Preamps must amplify a signal by 40-60dB (roughly, from 1mV to 1V) and also apply an equalization. This is a surprisingly difficult task, and some bad apples are out there. Preamps, like many audiophile components, still use a multitude of different technologies to implement these goals.
Power supplies can be an issue, especially with discrete/triode units. This usually owes more to the cheapness of the preamp, or the incompetence of the power supply design, than any intrinsic reason why power supplies or power cables or power conditioning are important.
Found most often on inexpensive preamps and preamps integrated with receivers and turntables. Even today, the requirements of preamp design often exeed the capabilities of many op amps, and expensive ICs (or complicated topologies) are often required. Op amp designs are no less complex than discrete designs.
One very great advantage of op amp designs are their generally high power supply rejection.
Discrete solid state
Found on many/most preamps. Extremely sensitive to power supply issues.
Tube preamps are still extremely popular among audiophiles, for any number of subjective listening reasons.

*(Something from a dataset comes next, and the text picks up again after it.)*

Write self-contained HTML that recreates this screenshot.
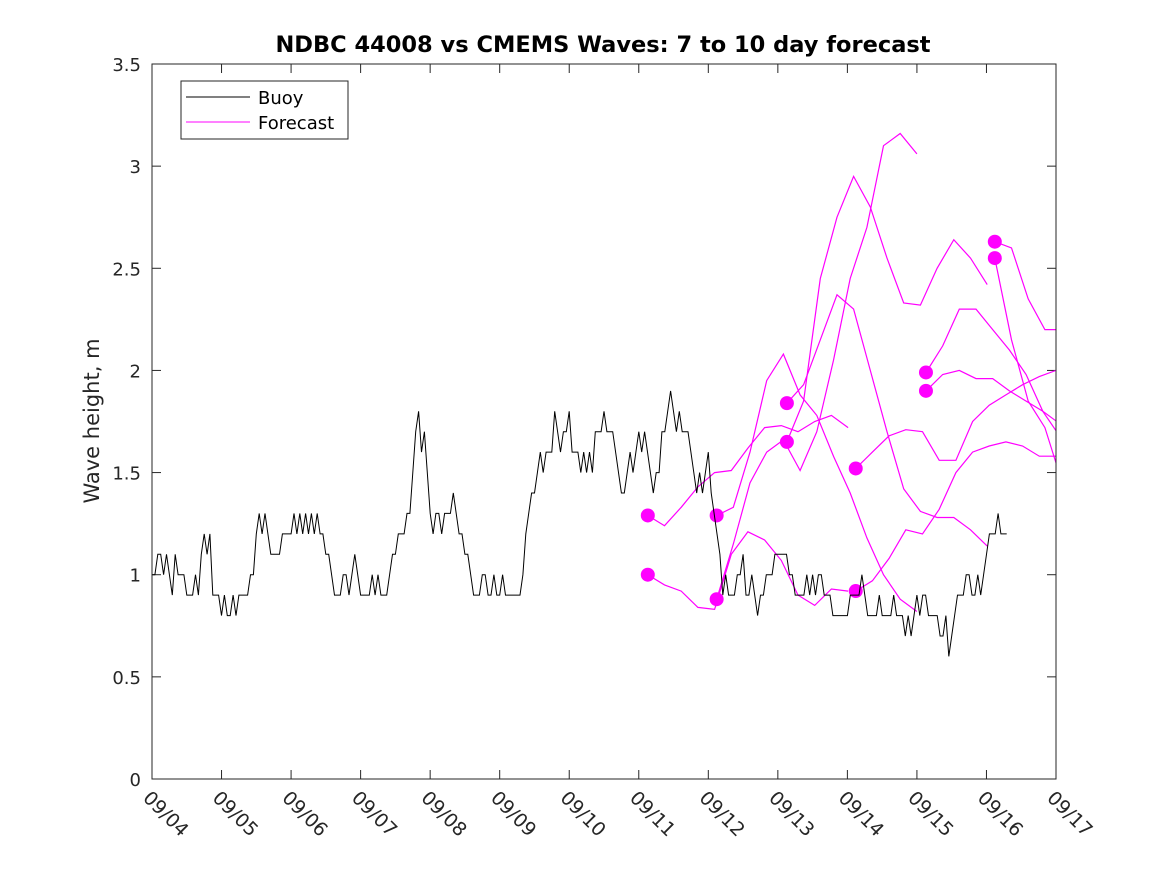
<!DOCTYPE html>
<html><head><meta charset="utf-8"><style>
html,body{margin:0;padding:0;background:#fff;}
svg{display:block;font-family:"DejaVu Sans","Liberation Sans",sans-serif;}
</style></head><body>
<svg id="chart" width="1167" height="875" viewBox="0 0 1167 875">
<rect x="0" y="0" width="1167" height="875" fill="#fff"/>
<defs><clipPath id="plotclip"><rect x="152" y="64" width="904" height="715"/></clipPath></defs>
<text x="603" y="52" text-anchor="middle" font-size="22.5" font-weight="bold" fill="#000">NDBC 44008 vs CMEMS Waves: 7 to 10 day forecast</text>
<text transform="translate(99,421) rotate(-90)" text-anchor="middle" font-size="21" fill="#262626">Wave height, m</text>
<g id="axes"></g>
<g id="series" clip-path="url(#plotclip)"></g>
<rect x="152" y="64" width="904" height="715" fill="none" stroke="#262626" stroke-width="1"/>
<g>
<rect x="181" y="81" width="167" height="58" fill="#fff" stroke="#262626" stroke-width="1"/>
<line x1="186" y1="97" x2="250" y2="97" stroke="#000" stroke-width="1"/>
<text x="258" y="104" font-size="18" fill="#000">Buoy</text>
<line x1="186" y1="122" x2="250" y2="122" stroke="#ff00ff" stroke-width="1"/>
<text x="258" y="129" font-size="18" fill="#000">Forecast</text>
</g>
</svg>
<script>
const xTickLabels = ["09/04","09/05","09/06","09/07","09/08","09/09","09/10","09/11","09/12","09/13","09/14","09/15","09/16","09/17"];
const yTickValues = [0,0.5,1,1.5,2,2.5,3,3.5];
const yTickLabels = ["0","0.5","1","1.5","2","2.5","3","3.5"];
// Buoy hourly wave heights starting 09/04 00:00
const buoyHeights = [
1.0,1.0,1.1,1.1,1.0,1.1,1.0,0.9,1.1,1.0,1.0,1.0,0.9,0.9,0.9,1.0,0.9,1.1,1.2,1.1,
1.2,0.9,0.9,0.9,0.8,0.9,0.8,0.8,0.9,0.8,0.9,0.9,0.9,0.9,1.0,1.0,1.2,1.3,1.2,1.3,
1.2,1.1,1.1,1.1,1.1,1.2,1.2,1.2,1.2,1.3,1.2,1.3,1.2,1.3,1.2,1.3,1.2,1.3,1.2,1.2,
1.1,1.1,1.0,0.9,0.9,0.9,1.0,1.0,0.9,1.0,1.1,1.0,0.9,0.9,0.9,0.9,1.0,0.9,1.0,0.9,
0.9,0.9,1.0,1.1,1.1,1.2,1.2,1.2,1.3,1.3,1.5,1.7,1.8,1.6,1.7,1.5,1.3,1.2,1.3,1.3,
1.2,1.3,1.3,1.3,1.4,1.3,1.2,1.2,1.1,1.1,1.0,0.9,0.9,0.9,1.0,1.0,0.9,0.9,1.0,0.9,
0.9,1.0,0.9,0.9,0.9,0.9,0.9,0.9,1.0,1.2,1.3,1.4,1.4,1.5,1.6,1.5,1.6,1.6,1.6,1.8,
1.7,1.6,1.7,1.7,1.8,1.6,1.6,1.6,1.5,1.6,1.5,1.6,1.5,1.7,1.7,1.7,1.8,1.7,1.7,1.7,
1.6,1.5,1.4,1.4,1.5,1.6,1.5,1.6,1.7,1.6,1.7,1.6,1.5,1.4,1.5,1.5,1.7,1.7,1.8,1.9,
1.8,1.7,1.8,1.7,1.7,1.7,1.6,1.5,1.4,1.5,1.4,1.5,1.6,1.4,1.3,1.2,1.1,0.9,1.0,0.9,
0.9,0.9,1.0,1.0,1.1,0.9,0.9,1.0,0.9,0.8,0.9,0.9,1.0,1.0,1.0,1.1,1.1,1.1,1.1,1.1,
1.0,1.0,0.9,0.9,0.9,0.9,1.0,0.9,1.0,0.9,1.0,1.0,0.9,0.9,0.9,0.8,0.8,0.8,0.8,0.8,
0.8,0.9,0.9,0.9,0.9,1.0,0.9,0.8,0.8,0.8,0.8,0.9,0.8,0.8,0.8,0.8,0.9,0.8,0.8,0.8,
0.7,0.8,0.7,0.8,0.9,0.8,0.9,0.9,0.8,0.8,0.8,0.8,0.7,0.7,0.8,0.6,0.7,0.8,0.9,0.9,
0.9,1.0,1.0,0.9,0.9,1.0,0.9,1.0,1.1,1.2,1.2,1.2,1.3,1.2,1.2,1.2
];
// Forecast start times (days since 09/04 00:00); each forecast sampled every 0.24 day
const forecastStarts = [7.13,7.13,8.12,8.12,9.13,9.13,10.12,10.12,11.13,11.13,12.12,12.12];
const forecast1 = [1.00,0.95,0.92,0.84,0.83,1.10,1.21,1.17,1.07,0.90,0.85,0.93,0.92];
const forecast2 = [1.29,1.24,1.33,1.43,1.50,1.51,1.62,1.72,1.73,1.70,1.75,1.78,1.72];
const forecast3 = [1.29,1.33,1.60,1.95,2.08,1.88,1.78,1.58,1.40,1.18,1.00,0.88,0.82];
const forecast4 = [0.88,1.15,1.45,1.60,1.66,1.51,1.70,2.05,2.45,2.70,3.10,3.16,3.06];
const forecast5 = [1.84,1.93,2.15,2.37,2.30,2.00,1.70,1.42,1.31,1.28,1.28,1.22,1.14];
const forecast6 = [1.65,1.85,2.45,2.75,2.95,2.80,2.55,2.33,2.32,2.50,2.64,2.55,2.42];
const forecast7 = [1.52,1.60,1.68,1.71,1.70,1.56,1.56,1.75,1.83,1.88,1.93,1.97,2.00];
const forecast8 = [0.92,0.97,1.08,1.22,1.20,1.32,1.50,1.60,1.63,1.65,1.63,1.58,1.58];
const forecast9 = [1.99,2.12,2.30,2.30,2.20,2.10,1.98,1.80,1.68,1.60,1.55,1.50,1.48];
const forecast10 = [1.90,1.98,2.00,1.96,1.96,1.90,1.85,1.80,1.74,1.70,1.66,1.62,1.60];
const forecast11 = [2.63,2.60,2.35,2.20,2.20,2.15,2.10,2.05,2.00,1.95,1.90,1.85,1.80];
const forecast12 = [2.55,2.15,1.85,1.72,1.46,1.30,1.20,1.15,1.10,1.05,1.00,1.00,1.00];
const forecasts = [forecast1,forecast2,forecast3,forecast4,forecast5,forecast6,forecast7,forecast8,forecast9,forecast10,forecast11,forecast12];
const forecastStep = 0.24;

const NS = "http://www.w3.org/2000/svg";
const X0=152, X1=1056, Y0=779, Y1=64, DAYS=13, YMAX=3.5;
function xScale(d){return X0 + d/DAYS*(X1-X0);}
function yScale(v){return Y0 - v/YMAX*(Y0-Y1);}
function mk(tag, attrs, parent){const e=document.createElementNS(NS,tag);for(const k in attrs)e.setAttribute(k,attrs[k]);parent.appendChild(e);return e;}

const axes=document.getElementById('axes');
xTickLabels.forEach((lab,i)=>{
  const x=xScale(i);
  let t=mk('line',{x1:x,y1:Y0,x2:x,y2:Y0-9,stroke:'#262626','stroke-width':1},axes);
  
  
  t=mk('line',{x1:x,y1:Y1,x2:x,y2:Y1+9,stroke:'#262626','stroke-width':1},axes);
  
  
  const tx=mk('text',{transform:'translate('+(x-10)+','+(Y0+20)+') rotate(45)','font-size':19,fill:'#262626'},axes);
  tx.textContent=lab;
  
  
});
yTickValues.forEach((v,i)=>{
  const y=yScale(v);
  let t=mk('line',{x1:X0,y1:y,x2:X0+9,y2:y,stroke:'#262626','stroke-width':1},axes);
  
  
  t=mk('line',{x1:X1,y1:y,x2:X1-9,y2:y,stroke:'#262626','stroke-width':1},axes);
  
  
  const tx=mk('text',{x:X0-11,y:y+7,'text-anchor':'end','font-size':18,fill:'#262626'},axes);
  tx.textContent=yTickLabels[i];
  
  
});

const series=document.getElementById('series');
forecasts.forEach((vals,i)=>{
  const s=forecastStarts[i];
  const pts=vals.map((v,k)=>xScale(s+k*forecastStep).toFixed(1)+','+yScale(v).toFixed(1)).join(' ');
  const pl=mk('polyline',{points:pts,fill:'none',stroke:'#ff00ff','stroke-width':1.2},series);
  
  
});
forecasts.forEach((vals,i)=>{
  const c=mk('circle',{cx:xScale(forecastStarts[i]),cy:yScale(vals[0]),r:7,fill:'#ff00ff'},series);
  
  
});
const bpts=buoyHeights.map((v,h)=>xScale(h/24).toFixed(1)+','+yScale(v).toFixed(1)).join(' ');
const bl=mk('polyline',{points:bpts,fill:'none',stroke:'#000','stroke-width':1},series);


</script>
</body></html>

There are actually a couple good objective reasons for building preamps with tubes, as it is thought that their electrical properties are somewhat more compatible with the requirements of preamp design. Like discrete preamps, tube preamps are very sensitive to power supply issues, but require far higher voltages than discrete preamps to operate, making power design that much harder.
Prices and Availability
Many entry-level turntables have integrated preamps. Their efficacy is unknown and usually prejudged poorly.
While audio receivers today generally do not include integrated phono preamps, receivers from the 1950s to the early 90s generally include one. Some of them are held in very high esteem. Old receivers can be obtained on eBay for $20-$100 and should definitely be studied if you are interested in that price range.
Given that preamps have existed for 50 years and using much worse components than are used today, finding a preamp that properly satisfies the objective requirements should not be expensive or hard. Sadly, preamps are such an esoteric field that you are likely to spend over $200 to find a good one. Check online stores and hifi stores, but don't hesitate to buy used.